Re: GCC and FPU

Altera_Forum · ‎10-05-2011

Hello everyone,

I am porting some legacy code which uses double precision floating point. Changing

double to single fp or fixed point would require a major rewrite which I want to avoid.

I implemented the needed double fp ops as custom instructions and told gcc about it

with -mcustom-*. It works, but gcc generates 3 insn per op which is slow. I am thinking

of adding fp registers to my fpu - shouldn't be a problem except for the gcc part... at the

moment llvm seems much easier to 'hack' with.

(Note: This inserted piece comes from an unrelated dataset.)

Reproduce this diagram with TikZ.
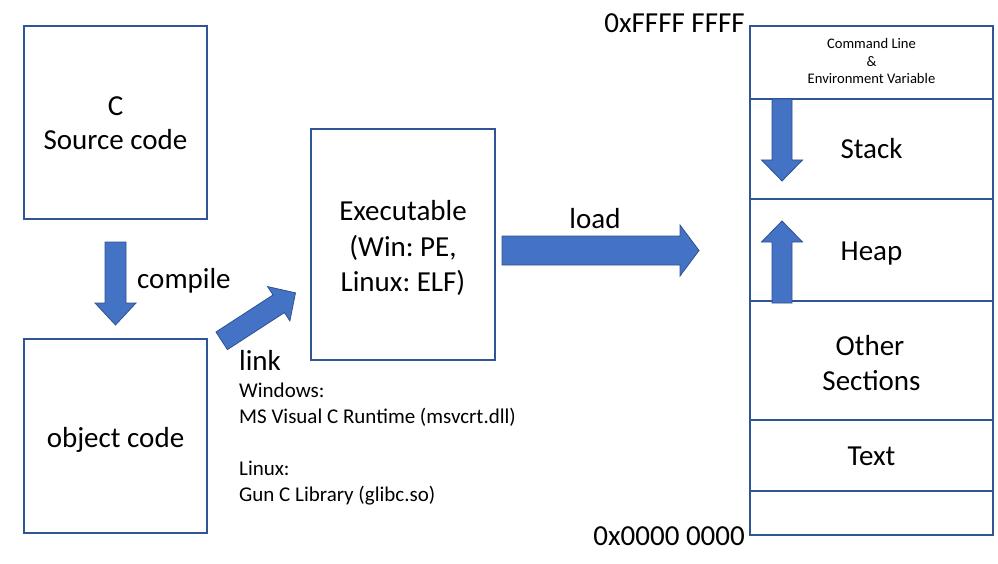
\documentclass[tikz,border=0pt]{standalone}
\usepackage{fontspec}
\setmainfont{Carlito}
\frenchspacing
\definecolor{boxline}{HTML}{2F5597}
\definecolor{arrfill}{HTML}{4472C4}
\definecolor{arrline}{HTML}{2F528F}
\newcommand{\blockarr}[6]{% tail, angle, length, shaft half, head half, head length
  \filldraw[arrsty, shift={#1}, rotate=#2]
    (0,-#4) -- ({#3-#6},-#4) -- ({#3-#6},-#5) -- (#3,0) -- ({#3-#6},#5) -- ({#3-#6},#4) -- (0,#4) -- cycle;}
\begin{document}
\begin{tikzpicture}[x=1pt,y=-1pt,
  box/.style={draw=boxline, line width=1.8pt, inner sep=0pt, fill=white},
  memrow/.style={box, minimum width=243pt},
  arrsty/.style={fill=arrfill, draw=arrline, line width=0.8pt, line join=miter},
  big/.style={font=\fontsize{29}{35}\selectfont, inner sep=0pt},
  small/.style={font=\fontsize{21}{26}\selectfont, inner sep=0pt},
  tiny/.style={font=\fontsize{14.6}{18}\selectfont, inner sep=0pt}]
\useasboundingbox (0,0) rectangle (998,564);
% left boxes
\node[box, minimum width=183pt, minimum height=193pt] (src) at (115.5,122.5) {};
\node[box, minimum width=183pt, minimum height=194pt] (obj) at (115.5,436) {};
\node[box, minimum width=184pt, minimum height=231pt] (exe) at (403,244.5) {};
\node[big, anchor=base] (srcA) at (115.5,116) {C};
\node[big, anchor=base] (srcB) at (115.5,150) {Source code};
\node[big, anchor=base] (objA) at (115.5,447) {object code};
\node[big, anchor=base] (exeA) at (403,221) {Executable};
\node[big, anchor=base] (exeB) at (403,256) {(Win: PE,};
\node[big, anchor=base] (exeC) at (403,291) {Linux: ELF)};
% memory column
\node[memrow, minimum height=73pt] (cmd) at (871.5,62.5) {};
\node[memrow, minimum height=100pt] (stack) at (871.5,149) {};
\node[memrow, minimum height=102pt] (heap) at (871.5,250) {};
\node[memrow, minimum height=119pt] (other) at (871.5,360.5) {};
\node[memrow, minimum height=71pt] (text) at (871.5,455.5) {};
\node[memrow, minimum height=44pt] (bottom) at (871.5,513) {};
\node[tiny, anchor=base] (cmdA) at (871.5,49) {Command Line};
\node[tiny, anchor=base] (cmdB) at (871.5,67) {\&};
\node[tiny, anchor=base] (cmdC) at (871.5,84) {Environment Variable};
\node[big, anchor=base] (stackT) at (871.5,159) {Stack};
\node[big, anchor=base] (heapT) at (871.5,260) {Heap};
\node[big, anchor=base] (otherA) at (870,355) {Other};
\node[big, anchor=base] (otherB) at (871.5,390) {Sections};
\node[big, anchor=base] (textT) at (871.5,465) {Text};
\node[big, anchor=base east] (hiaddr) at (745,33) {0xFFFF FFFF};
\node[big, anchor=base east] (loaddr) at (745,545) {0x0000 0000};
% labels
\node[big, anchor=base west] (compile) at (137,288) {compile};
\node[big, anchor=base west] (link) at (239,370) {link};
\node[big, anchor=base] (load) at (595,229) {load};
\node[small, anchor=base west] (winA) at (239,397) {Windows:};
\node[small, anchor=base west] (winB) at (239,423) {MS Visual C Runtime (msvcrt.dll)};
\node[small, anchor=base west] (linA) at (239,475) {Linux:};
\node[small, anchor=base west] (linB) at (239,501) {Gun C Library (glibc.so)};
% block arrows
\blockarr{(115.5,242)}{-90}{83}{10.5}{20.5}{22}
\blockarr{(221.7,340.8)}{33}{88}{10.5}{20.5}{20}
\blockarr{(502,250.5)}{0}{197}{14.5}{25.5}{19}
\blockarr{(782,99)}{-90}{82}{10}{20.5}{21}
\blockarr{(782,303)}{90}{82}{10}{20.5}{21}
\end{tikzpicture}
\end{document}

Does anybody have an idea how much work it would take to extend (describe a custom

fpu) the current nios2 gcc (or llvm) port and where to start?

Thanks for you help!

Altera_Forum · ‎10-05-2011

I'd read the gcc documentation about how to describe instructions, and look at the extisting ports and find one that is easy to copy!

Building the knowledge into gcc itself (rather than trying to directly use custom instructions) is probably easier.

I'd have thought that the 'clocks per operation' would tend to dominate over the absolute number of instructions though - especially if values have to be normalised (eg for add/subtract).

Might be worth using a combinatorial instruction to read from your FP register file - you'll still need 2 instructions to get a 64bit value, but at least you won't have to worry about 'late result' delays.

It is also worth remembering that if the 'writerc' bit is 0, then the 5 bits of C can be used for any purpose - you could use 3 bits to select a register and 2 bits as an opcode extension - st, add, sub, mul ?

Similarly if 'readrb' is zero, the B field could be used to determine how to convert the 32bit Ra to FP.

(I don't know if the cpu does a decode phase stall when readrb (or readra) is zero and the selected register value isn't available.)

In any case, this will reduce the number of custom instruction slots you need.

I'd build gcc, add some FP regsiter and instruction definitions, and look at the code!

Altera_Forum · ‎10-05-2011

The three instructions generated for each double precision operator is as follows:

1) Send first operand to custom instruction (usually single cycle)

2) Send second operand to custom instruction and execute (usually many clock cycles), read back half of result

3) Read back 2nd half of the result (usually single cycle)

All three are necessary since the processor uses a 32-bit data path and double precision is 64-bit. The only way I see having a register file will reduce the amount of communication (and instructions per operator) between the CPU and FPU is if you are performing a bunch operations that use a common operand. But like DSL said the number of instructions is fairly negligible compared to the total time required for the operator to complete the calculation (#2 above). At most you will only shave off a clock cycle if any at all.

Altera_Forum · ‎10-05-2011

Thanks for the explanations and suggestions.

3 instructions per op are not a big issue with e.g. division which takes 10 cycles,

but compare can be done in one cycle. Anyhow I think the real issue is register

allocation and optimization. I have a reference hardware - powerpc with floating

point unit which has 32 internal double precision registers. With it gcc can produce

much faster/smaller code - in some of my cases more than 2-3x times faster.

Altera_Forum · ‎10-06-2011

Possibly adding a single FP accumulator would be enough - but more regs probably doesn't add much fpga real estate.

Thinking.... If you don't try to read back part of the result during the second instruction (of the current 3), then the operation can be asynchronous.

Not exactly sure how to resync, but gcc will have support for async FP ops.

Writing an FP unit is probably a project in itself :-)

Altera_Forum · ‎10-06-2011

Looking at the gcc codebase it seems far from trivial to start fiddling with it.

I wouldn't dare (for now) to think about async ops. Llvm looks much better

in this regard. There is a unfinished nios2 port at ellcc.org, did anyone check

it out?

Following is a sample code generated by gcc for nios2 and powerpc:

double x3(double x)

{

return x*x*x;

}

-- nios2-elf-gcc -O2 (v3.4.6)

mov r6,r4

mov r7,r5

custom 0,zero,r6,r7 (fwrx)

custom 15,r5,r6,r7 (fmuld)

custom 4,r4,zero,zero (frdy)

custom 0,zero,r4,r5 (fwrx)

custom 15,r5,r6,r7 (fmuld)

custom 4,r4,zero,zero (frdy)

mov r2,r4

mov r3,r5

ret

-- powerpc-eabi-gcc -O2 (v3.3.6)

fmul f0,f1,f1

fmul f0,f0,f1

fmr f1,f0

blr

Altera_Forum · ‎10-06-2011

The most obvious optimisation is for the FP result be made available as the source for the next operation - ie add a single FP accumulator.

That would remove the first 'frdy' and the second 'fwrx'.

This may even be true of the current fpga - but gcc hasn't been told about it.

It might be that the ability to obtain half the result on the operation opcode makes it difficult to describe.

Not sure why gcc's register tracking generated the 4 'mov' instructions either!

To get anything like the ppc code, you'd also have to change the way FP arguments are passed - so they can be passed in FP registers.